1. 程式人生 > >HumL: Better Text Intelligence with Humans in the Loop

HumL: Better Text Intelligence with Humans in the Loop

HumL: Better Text Intelligence with Humans in the Loop

In his recent book Deep Thinking, former chess world champion Garry Kasparov reflects on his second match against IBM Deep Blue as a way to present some provocative ideas about the artificial intelligence(AI) space. As he develops his ideas, Kasparov concludes that the immediate future of AI systems is going to be based on human-machine collaboration models that combine the deep analytical capabilities of AI systems with undecipherable human cognition skills such as intuition and common sense. Despite the advances in AI methods, most effective AI systems today require a high degree of human supervision. However, the human component is often seen as an external factor to the AI architecture. Recently, researchers from the

IBM Research-Almaden lab published a paper that proposes a method for incorporating human cognition in one of the most common tasks in modern deep learning systems: dictionary management.

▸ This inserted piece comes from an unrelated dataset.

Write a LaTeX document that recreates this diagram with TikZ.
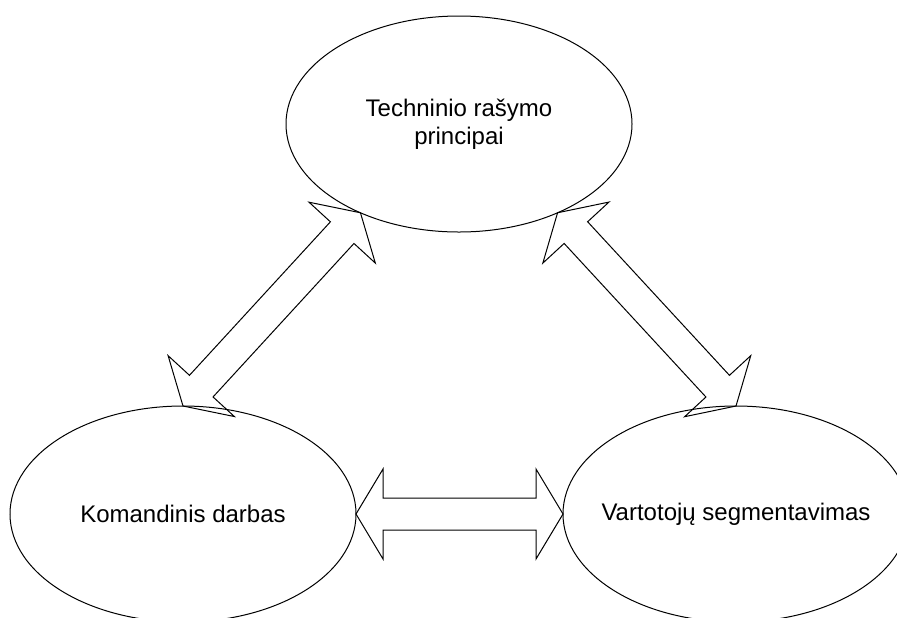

Dictionaries and ontologies are an important of many artificial intelligence(AI) systems particularly in the natural language processing(NLP) space. Typically, we build dictionaries to guide algorithms to recognize the correct patterns in unstructured text. However, keeping dictionaries up to date is far from being an easy endeavor and very often fall out of sync as new content arrives. To address this challenge, IBM proposed a technique that employs a lightweight neural language model coupled with tight human supervision to assist the user in building and maintaining a domain-specific dictionary from an input text corpus. They called this approach human-in-the-loop(HumL) and is based on a classic deep learning technique known as the explore/exploit paradigm.

HumL

The HumL model operates using an input composed of a text corpus and a specific set of dictionary seed-examples. The model has two main phases: explore and exploit. The explore phase tries to identify similar instances to the dictionary entries that are present in the input text corpus, using term vectors from the neural language model to calculate a similarity score. The exploit phase tries to construct more complex multi-term phrases based on the instances already in the input dictionary.

Explore

As explained previously, the goal of the explore phase is to uses the instances available in the input dictionary to identify similar candidates that are already present in the corpus vocabulary. Specifically, the IBM team relied on the word2vec algorithm to detect similarities between entries in the dictionary and the text corpus. Conceptually, semantically similar words should appear close to each other in the feature space. Therefore, the problem of calculating the similarity between two instances is a matter of calculating the distance between two instances in the given feature space. HumL uses the standard cosine similarity measure which is applied on the vectors of the instances.

Exploit

The exploit phase tries to identify more complex phrases that don’t exist in the corpus vocabulary by analyzing the structure of the instances in the input dictionary. HumL accomplishes that using two phrase generation algorithms:

1) The first algorithm modifies the phrases by replacing single terms with similar terms from the text corpus, e.g., “abnormal behavior” can be modified to “strange behavior”;

2) The second algorithm extends the instances with terms from the text corpus that are related to the terms in the instance, e.g., “abnormal blood clotting problems” may not appear in a large text corpus, but “abnormal blood count”, “blood clotting” and “clotting problems” appear several times in the corpus and can be used to build the more complex instance.

HumL in Action

The IBM team evaluated HumL on different text analytic scenarios particularly in the health care field. One of the test scenarios tackle the problem of identifying adversed drug reactions in user generated data. As input, the system used a text corpus from the http://askapatient.com that blog posts describing patient experiences with different medication drugs. HumL used an evaluation process divided in 10 iterations, where after each iteration counted how many new instances are discovered in the top 50 proposed candidates by the algorithm. The accepted instances are then added in the dictionary and used for the next iteration.

The results showed that using the explore/exploit approach we are able to discover significantly more instances in each iteration compared to the other approaches. Another interesting observation is that using the explore approach the number of newly discovered instances quickly decreases as the number of available instances in the whole corpus is decreasing in each iteration.

The HumL research showed that incorporating human feedback in text analytic algorithms can yield significant performance improvements. This result is more remarkable if we consider that HumL used a very basic statistical approach that didn’t require much more than simple tokenization. We should expect to see more sophisticated versions of the HumL models using advanced architectures such as Recurrent Neural Networks (RNN), Long Short Term Memory Networks (LSTM), and bidirectional LSTM.